* _Available data_
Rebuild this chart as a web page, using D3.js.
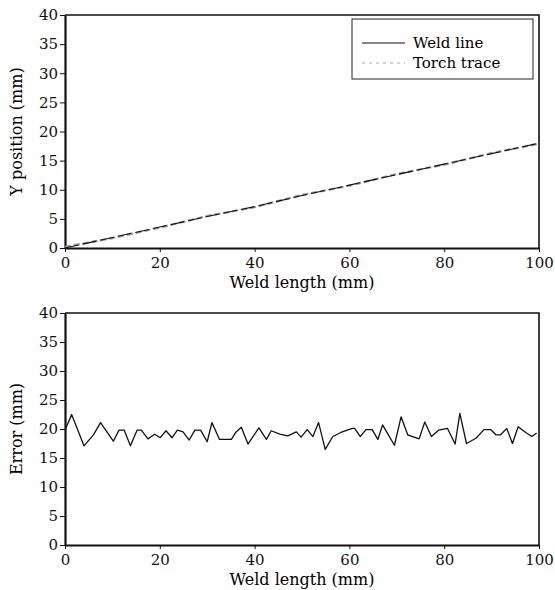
<!DOCTYPE html>
<html>
<head>
<meta charset="utf-8">
<script src="https://cdn.jsdelivr.net/npm/d3@7"></script>
<style>
  body { margin: 0; background: #fff; }
</style>
</head>
<body>
<svg id="chart" width="555" height="590"></svg>
<script>
// --- data ---
const weldX    = [0, 10, 20, 30, 40, 50, 60, 70, 80, 90, 100];
const weldY    = [0, 1.8, 3.6, 5.4, 7.1, 9.0, 10.8, 12.6, 14.4, 16.2, 18.0];
const torchY   = [0.2, 1.7, 3.5, 5.5, 7.0, 9.1, 10.7, 12.7, 14.3, 16.3, 17.9];

const errX = [0, 1.4, 4, 6, 7.5, 10.2, 11.4, 12.5, 13.8, 15.2, 16.1, 17.5, 18.9, 20.1, 21.3,
  22.6, 23.7, 24.9, 26.2, 27.4, 28.6, 30, 31, 32.6, 35.1, 36.1, 37.2, 38.6, 40.9, 42.5,
  43.5, 45.3, 47, 48.8, 49.8, 51.1, 52.3, 53.5, 54.9, 56.5, 58.2, 60.6, 61.1, 62.3, 63.5,
  64.8, 66, 67, 69.5, 70.9, 72.3, 74.7, 75.9, 77.3, 78.8, 80.7, 82.3, 83.3, 84.7, 86.7,
  88.4, 89.8, 90.9, 91.9, 93.2, 94.4, 95.6, 97.2, 98.5, 99.5];
const errY = [19.8, 22.5, 17.1, 19.0, 21.1, 17.9, 19.8, 19.8, 17.1, 19.8, 19.8, 18.3, 19.1, 18.5, 19.7,
  18.5, 19.8, 19.5, 18.1, 19.8, 19.8, 17.8, 21.1, 18.2, 18.2, 19.5, 20.3, 17.4, 20.2, 18.2,
  19.7, 19.1, 18.8, 19.5, 18.6, 19.9, 18.7, 21.1, 16.5, 18.7, 19.4, 20.1, 20.1, 18.7, 19.9,
  19.9, 18.2, 20.7, 17.2, 22.1, 19.0, 18.3, 21.2, 18.7, 19.8, 20.1, 17.4, 22.7, 17.5, 18.4,
  19.9, 19.9, 19.0, 19.0, 20.1, 17.5, 20.4, 19.4, 18.7, 19.3];

const xTicks = [0, 20, 40, 60, 80, 100];
const yTicks = [0, 5, 10, 15, 20, 25, 30, 35, 40];
const legendItems = ["Weld line", "Torch trace"];

const FONT = "'DejaVu Serif', 'Liberation Serif', serif";
const svg = d3.select("#chart");

function panel(top, bottom, yTitle) {
  const x = d3.scaleLinear().domain([0, 100]).range([65, 539]);
  const y = d3.scaleLinear().domain([0, 40]).range([bottom, top]);

  // frame (top + right)
  svg.append("path")
     .attr("d", `M65,${top}H539V${bottom}`)
     .attr("fill", "none").attr("stroke", "#111").attr("stroke-width", 1.6);

  const gx = svg.append("g")
     .attr("transform", `translate(0,${bottom})`)
     .call(d3.axisBottom(x).tickValues(xTicks).tickSize(4).tickSizeOuter(0).tickPadding(5));
  const gy = svg.append("g")
     .attr("transform", "translate(65,0)")
     .call(d3.axisLeft(y).tickValues(yTicks).tickSize(5).tickSizeOuter(0).tickPadding(2));

  [gx, gy].forEach(g => {
    g.attr("font-family", FONT);
    g.select(".domain").attr("stroke", "#111").attr("stroke-width", 2.2);
    g.selectAll(".tick line").attr("stroke", "#111");
    g.selectAll(".tick text").attr("font-size", 15).attr("fill", "#111");
  });

  svg.append("text")
     .attr("x", 302).attr("y", bottom + 40)
     .attr("text-anchor", "middle")
     .attr("font-family", FONT).attr("font-size", 16)
     .text("Weld length (mm)");

  svg.append("text")
     .attr("transform", `translate(22,${(top + bottom) / 2}) rotate(-90)`)
     .attr("text-anchor", "middle")
     .attr("font-family", FONT).attr("font-size", 16)
     .text(yTitle);

  return { x, y };
}

// --- top panel ---
const p1 = panel(15, 248, "Y position (mm)");
const line1 = d3.line().x((d, i) => p1.x(weldX[i])).y(d => p1.y(d));

svg.append("path")
   .datum(torchY)
   .attr("fill", "none")
   .attr("stroke", "#999")
   .attr("stroke-width", 2.2)
   .attr("stroke-dasharray", "6,3")
   .attr("d", line1);
svg.append("path")
   .datum(weldY)
   .attr("fill", "none")
   .attr("stroke", "#111")
   .attr("stroke-width", 1.1)
   .attr("stroke-dasharray", "14,4")
   .attr("d", line1);

// legend
const lg = svg.append("g");
lg.append("rect")
  .attr("x", 352).attr("y", 19).attr("width", 181).attr("height", 60)
  .attr("fill", "#fff").attr("stroke", "#222").attr("stroke-width", 1);
legendItems.forEach((name, i) => {
  const yy = 43 + i * 20;
  lg.append("line")
    .attr("x1", 362).attr("x2", 405).attr("y1", yy).attr("y2", yy)
    .attr("stroke", i === 0 ? "#111" : "#aaa")
    .attr("stroke-width", 1.2)
    .attr("stroke-dasharray", i === 0 ? null : "3,4");
  lg.append("text")
    .attr("x", 413).attr("y", yy + 5)
    .attr("font-family", FONT).attr("font-size", 15)
    .text(name);
});

// --- bottom panel ---
const p2 = panel(313, 545, "Error (mm)");
svg.append("path")
   .datum(errY)
   .attr("fill", "none")
   .attr("stroke", "#111")
   .attr("stroke-width", 1.3)
   .attr("stroke-linejoin", "round")
   .attr("d", d3.line().x((d, i) => p2.x(errX[i])).y(d => p2.y(d)));
</script>
</body>
</html>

* _Exercise aim_
Check each line above for the word "chart" and copy the ones that have it.

* _Worked answer_
Rebuild this chart as a web page, using D3.js.
<svg id="chart" width="555" height="590"></svg>
const svg = d3.select("#chart");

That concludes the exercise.